I'm a social chameleon. This might come as a surprise, if not a shock, to people who know me, because I'm usually very reserved. But, if you pay extremely close attention to my behavior, you'll notice that I often adopt the speech and mannerisms of the people I'm around almost immediately.
I'll catch myself mimicking someone's laugh or tic or manner of speech, and I'll scold myself mentally, because it disturbs my sense of identity. If I'll abandon my personality at the drop of a hat, just because I'm with strangers, then what kind of person am I? What do I stand for? Will I stand for what I believe in or just go along with the crowd?
It worries me. This trait has always been in tension with my sense of justice and a certain contrarian streak. I know I'm just trying to get people to like me. Luckily, it's been an abject failure. People don't wanna hang out with someone who has no opinions of his own. If you change based on which way the wind's blowing, then you'll be left with nothing, no friends or personality or soul of your own.
Woody Allen addressed this character trait in Zelig. The title character transforms physically as well as socially to blend in with whatever group he happens to be in.
Jorge Luis Borges wrote about Shakespeare talking to God at the end of his life. Shakespeare says, "I who have been so many men in vain want to be one and myself." God says, "Neither am I anyone; I have dreamt the world as you dreamt your work, my Shakespeare, and among the forms in my dream are you, who like myself are many and no one."
This may be an actorly habit. I also chalk it up to my eclectic tastes, but I suppose we all have to run in different circles depending on the occasion. It's not easy being a leftist intellectual who's also a sports fan with an oft-juvenile sense of humor.

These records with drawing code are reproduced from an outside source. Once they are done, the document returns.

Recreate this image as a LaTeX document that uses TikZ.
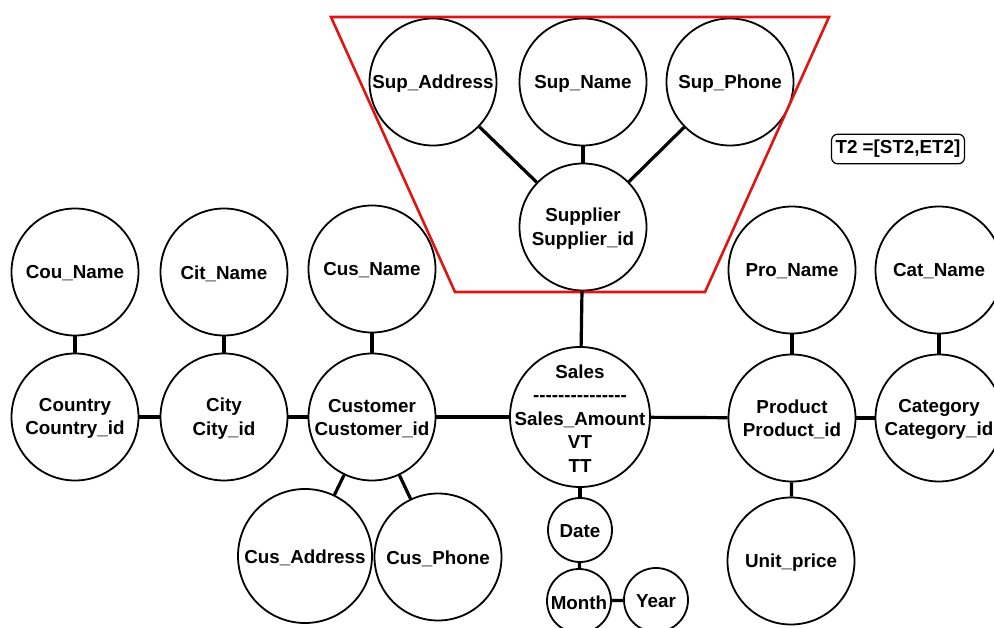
\documentclass[tikz,border=0pt]{standalone}
\usepackage{fontspec}
\setmainfont{Liberation Sans}
\newcommand\hy{-\kern0pt}
\begin{document}
\begin{tikzpicture}[x=1pt,y=-1pt,
  ent/.style={circle, draw, line width=1.8pt, minimum size=#1, inner sep=0pt},
  ent/.default=127pt,
  lbl/.style={align=center, font=\bfseries\fontsize{18.8}{23.5}\selectfont, inner sep=0pt, yshift=-1.5pt},
  link/.style={line width=3.2pt},
  grp/.style={draw={rgb,255:red,225;green,20;blue,20}, line width=2.6pt, line join=miter}]
\useasboundingbox (0,0) rectangle (994,628);
% supplier group
\node[ent, label={[lbl]center:Sup\_Address}] (supaddr) at (433,82) {};
\node[ent, label={[lbl]center:Sup\_Name}] (supname) at (583,82) {};
\node[ent, label={[lbl]center:Sup\_Phone}] (supphone) at (730,82) {};
\node[ent, label={[lbl]center:Supplier\\Supplier\_id}] (supplier) at (583,227) {};
\draw[grp] (331,17) -- (829,17) -- (705,292) -- (455,292) -- cycle;
% top row
\node[ent, label={[lbl]center:Cou\_Name}] (couname) at (75,272) {};
\node[ent, label={[lbl]center:Cit\_Name}] (citname) at (224,272) {};
\node[ent, label={[lbl]center:Cus\_Name}] (cusname) at (372,269) {};
\node[ent, label={[lbl]center:Pro\_Name}] (proname) at (792,270) {};
\node[ent, label={[lbl]center:Cat\_Name}] (catname) at (939,270) {};
% middle row
\node[ent, label={[lbl]center:Country\\Country\_id}] (country) at (75,417) {};
\node[ent, label={[lbl]center:City\\City\_id}] (city) at (224,417) {};
\node[ent, label={[lbl]center:Customer\\Customer\_id}] (customer) at (372,417) {};
\node[ent=140pt, label={[lbl]center:Sales\\\hy\hy\hy\hy\hy\hy\hy\hy\hy\hy\hy\hy\hy\hy-\\Sales\_Amount\\VT\\TT}] (sales) at (580,417) {};
\node[ent, label={[lbl]center:Product\\Product\_id}] (product) at (792,418) {};
\node[ent, label={[lbl]center:Category\\Category\_id}] (category) at (939,418) {};
% bottom row
\node[ent=134pt, label={[lbl]center:Cus\_Address}] (cusaddr) at (305,556) {};
\node[ent, label={[lbl]center:Cus\_Phone}] (cusphone) at (438,557) {};
\node[ent=64pt, label={[lbl]center:Date}] (date) at (580,530) {};
\node[ent=64pt, label={[lbl]center:Month}] (month) at (579,601) {};
\node[ent=64pt, label={[lbl]center:Year}] (year) at (656,600) {};
\node[ent, label={[lbl]center:Unit\_price}] (unitprice) at (791,561) {};
% time label
\node[draw, line width=1.2pt, rounded corners=6pt, inner xsep=4pt, inner ysep=6pt,
      font=\bfseries\fontsize{18.8}{23.5}\selectfont] (t2) at (898,149) {T2 =[ST2,ET2]};
% connectors
\draw[link] (supaddr) -- (supplier);
\draw[link] (supname) -- (supplier);
\draw[link] (supphone) -- (supplier);
\draw[link] (supplier) -- (sales);
\draw[link] (couname) -- (country);
\draw[link] (citname) -- (city);
\draw[link] (cusname) -- (customer);
\draw[link] (country) -- (city);
\draw[link] (city) -- (customer);
\draw[link] (customer) -- (sales);
\draw[link] (customer) -- (cusaddr);
\draw[link] (customer) -- (cusphone);
\draw[link] (sales) -- (date);
\draw[link] (date) -- (month);
\draw[link] (month) -- (year);
\draw[link] (sales) -- (product);
\draw[link] (product) -- (category);
\draw[link] (proname) -- (product);
\draw[link] (catname) -- (category);
\draw[link] (product) -- (unitprice);
\end{tikzpicture}
\end{document}
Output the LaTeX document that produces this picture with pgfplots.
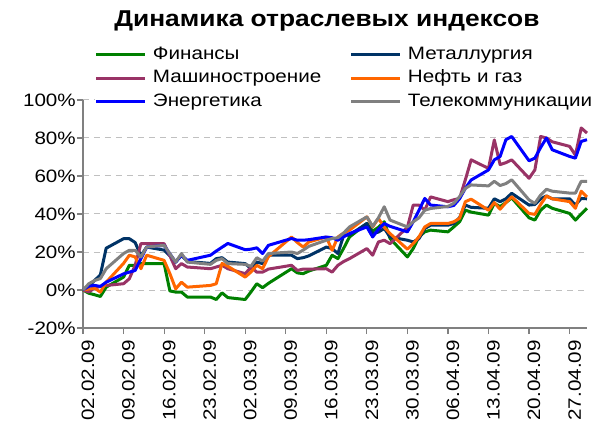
\documentclass[border=0pt]{standalone}
\usepackage{fontspec}
\setmainfont{Liberation Sans}[FakeStretch=1.15]
\usepackage{pgfplots}
\pgfplotsset{compat=1.18}
\definecolor{cfin}{HTML}{008000}
\definecolor{cmet}{HTML}{003366}
\definecolor{cmash}{HTML}{993366}
\definecolor{coil}{HTML}{FF6600}
\definecolor{cen}{HTML}{0000FF}
\definecolor{ctel}{HTML}{808080}
\definecolor{axgray}{HTML}{808080}
\definecolor{gridgray}{HTML}{C0C0C0}
\begin{document}
\begin{tikzpicture}
\begin{axis}[
  name=ax, at={(0,0)}, anchor=south west,
  width=504bp, height=228bp, scale only axis,
  xmin=0, xmax=87, ymin=-20, ymax=100,
  axis x line*=bottom, axis y line*=left,
  axis line style={draw=axgray, line width=1.2bp, -},
  xtick={0,7,...,84},
  xticklabels={02.02.09,09.02.09,16.02.09,23.02.09,02.03.09,09.03.09,16.03.09,23.03.09,30.03.09,06.04.09,13.04.09,20.04.09,27.04.09},
  ytick={-20,0,20,40,60,80,100},
  yticklabels={-20\%,0\%,20\%,40\%,60\%,80\%,100\%},
  tick align=outside, major tick length=6bp,
  tick style={draw=axgray, line width=1.2bp},
  ymajorgrids,
  grid style={draw=gridgray, line width=1bp, dash pattern=on 6bp off 5bp},
  tick label style={font=\fontsize{18}{20}\selectfont, text=black},
  xticklabel style={xshift=5bp, yshift=-6bp, rotate=90, anchor=east, inner sep=0pt},
  yticklabel style={anchor=east, inner sep=0pt, xshift=-1bp},
  title={Динамика отраслевых индексов},
  title style={at={(axis description cs:0.484,1.296)}, anchor=base, inner sep=0pt,
    font=\fontsize{23}{26}\selectfont\bfseries},
  legend columns=2,
  legend cell align=left,
  legend style={at={(axis description cs:0.0238,1.236)}, anchor=north west,
    draw=none, fill=white, inner sep=0pt, outer sep=0pt,
    font=\fontsize{18}{20}\selectfont,
    nodes={inner sep=0pt, text width=190bp, text height=13bp, text depth=4bp, align=left},
    row sep=6.5bp,
    /tikz/column 1/.style={column sep=6bp},
    /tikz/column 2/.style={column sep=7bp},
    /tikz/column 3/.style={column sep=6bp}},
  legend image code/.code={\draw[#1] (0bp,0bp) -- (49bp,0bp);},
  every axis plot/.append style={line width=3bp, line join=round, mark=none},
  clip=false,
]
\addplot[cfin] coordinates {(0,0)(1,-1.7)(2,-2.5)(3,-3.4)(4,1.5)(7,6.8)(8,13)(9,13)(10,13.9)(11,13.9)(14,13.9)(15,-0.5)(16,-1.1)(17,-1.1)(18,-3.7)(22,-3.7)(23,-5)(24,-1.5)(25,-4)(28,-5)(29,-1)(30,3.3)(31,1.2)(32,3.5)(36,11.2)(37,9)(38,8.6)(39,10)(42,13)(43,18.3)(44,16.5)(45,22)(46,27.9)(49,35)(50,31)(51,33)(52,35.9)(53,27.1)(56,17.4)(57,21.8)(58,28)(59,30.6)(60,31.5)(63,30.6)(64,33.2)(65,35.9)(66,42)(67,41)(70,39.4)(71,45.6)(72,43.9)(73,46)(74,48.5)(77,38)(78,36.8)(79,42)(80,44.7)(81,43)(84,40.3)(85,36.8)(86,40)(87,43)};
\addlegendentry{Финансы}
\addplot[cmet] coordinates {(0,0)(1,2)(2,5)(3,8)(4,22)(7,27)(8,27)(9,25)(10,18)(11,22.6)(14,21)(15,18)(16,14.7)(17,18.3)(18,15)(22,14)(23,16.5)(24,17)(25,14.7)(28,13.9)(29,11.2)(30,14.7)(31,13.9)(32,18.3)(36,18.3)(37,16.5)(38,17)(39,18)(42,22.6)(43,21.8)(44,19.2)(45,28.8)(46,29)(49,35)(50,29.7)(51,30.5)(52,32.4)(53,27.9)(56,26.2)(57,25.3)(58,27)(59,32.4)(60,34.1)(63,34.1)(64,35)(65,38)(66,44.7)(67,43.5)(70,43)(71,48)(72,46.5)(73,48)(74,50.9)(77,44.7)(78,45)(79,48)(80,49.5)(81,48)(84,48)(85,44.7)(86,48.2)(87,48)};
\addlegendentry{Металлургия}
\addplot[cmash] coordinates {(0,0)(1,-1)(2,1)(3,1.9)(4,2.4)(7,3.3)(8,5.9)(9,13)(10,24.4)(11,24.4)(14,24.4)(15,18)(16,11.2)(17,13.9)(18,12.1)(22,11.2)(23,12.1)(24,13)(25,11.2)(28,8.6)(29,12)(30,9.4)(31,9.4)(32,11)(36,13)(37,10.3)(38,11)(39,11)(42,11.2)(43,9.4)(44,13)(45,15)(46,16.5)(49,21.8)(50,18.3)(51,25.3)(52,26.2)(53,24.4)(56,33)(57,44.7)(58,44.7)(59,42)(60,49)(63,46.5)(64,47.5)(65,48.2)(66,58)(67,68.5)(70,64)(71,79)(72,66)(73,67)(74,68.5)(77,58.8)(78,63.2)(79,80.8)(80,80)(81,78)(84,75.6)(85,71)(86,85.3)(87,82.6)};
\addlegendentry{Машиностроение}
\addplot[coil] coordinates {(0,0)(1,0.5)(2,1)(3,-1.1)(4,4.1)(7,14)(8,18.3)(9,17.4)(10,11.2)(11,18.3)(14,15.6)(15,8.6)(16,0.6)(17,4.1)(18,1.5)(22,2.4)(23,3.3)(24,14)(25,12.5)(28,6.8)(29,9.5)(30,13)(31,11.2)(32,17.5)(36,27.9)(37,25)(38,22.6)(39,25.3)(42,27.9)(43,20.9)(44,27.9)(45,30)(46,31.5)(49,38.5)(50,33.2)(51,37.7)(52,33)(53,29.7)(56,21.5)(57,24.4)(58,28)(59,33.2)(60,35)(63,35)(64,35.9)(65,37.7)(66,46.5)(67,47.8)(70,42)(71,46)(72,42.5)(73,46)(74,49.1)(77,40.3)(78,39.8)(79,45)(80,49.5)(81,48)(84,46.5)(85,43)(86,52)(87,49)};
\addlegendentry{Нефть и газ}
\addplot[cen] coordinates {(0,0)(1,2)(2,2.4)(3,1.9)(4,4.1)(7,8.5)(8,9.4)(9,10.3)(10,16.5)(11,22.6)(14,23.5)(15,19)(16,14.7)(17,18.3)(18,15.6)(22,18.3)(23,20.5)(24,22.5)(25,24.5)(28,21.2)(29,21.5)(30,22.2)(31,19.2)(32,23.5)(36,27.1)(37,26.2)(38,26.2)(39,26.5)(42,27.9)(43,27.5)(44,26.2)(45,28)(46,29.7)(49,33.2)(50,27.9)(51,32)(52,35)(53,33.5)(56,30.6)(57,35.9)(58,42)(59,48.2)(60,44.7)(63,43.8)(64,44.5)(65,48)(66,53.5)(67,57.9)(70,63.2)(71,68.5)(72,70.3)(73,79.1)(74,80.8)(77,68)(78,69.4)(79,75)(80,80)(81,73.8)(84,70.3)(85,69.4)(86,78.2)(87,79.1)};
\addlegendentry{Энергетика}
\addplot[ctel] coordinates {(0,0)(1,3.3)(2,5)(3,6)(4,11.2)(7,19.2)(8,20.9)(9,20.9)(10,17.4)(11,22.6)(14,23.5)(15,19)(16,14.7)(17,19.2)(18,14.7)(22,13.5)(23,15.6)(24,16.5)(25,13.9)(28,13.5)(29,12.5)(30,17)(31,15.2)(32,19.2)(36,20)(37,19.2)(38,21)(39,23)(42,26.2)(43,27.1)(44,27.5)(45,30)(46,33.2)(49,38.5)(50,33.5)(51,38)(52,43.8)(53,36.8)(56,33.2)(57,35.9)(58,38)(59,42)(60,42.9)(63,44)(64,45.6)(65,49.1)(66,53.5)(67,55.3)(70,54.8)(71,57.2)(72,55)(73,56)(74,58)(77,47.4)(78,45.6)(79,50)(80,53)(81,52)(84,51)(85,51)(86,57.2)(87,57.2)};
\addlegendentry{Телекоммуникации}
\end{axis}
\pgfresetboundingbox
\path[use as bounding box] (-83bp,-98bp) rectangle (513bp,328bp);
\end{tikzpicture}
\end{document}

But isn't that the Human Condition? I'm often amazed and bewildered by the diversity of my interests, but it never seems to impress anyone else as much as it impresses me. And, then again, why should it? Those who dedicate themselves to one pursuit alone are the true objects of fascination. The natural state of our fancy is multicolored, not monochromatic.
I'm glad to say that I don't copy other people's quirks nearly as much as I used to. This may be a result of growing confidence, maturity or just getting old and inflexible.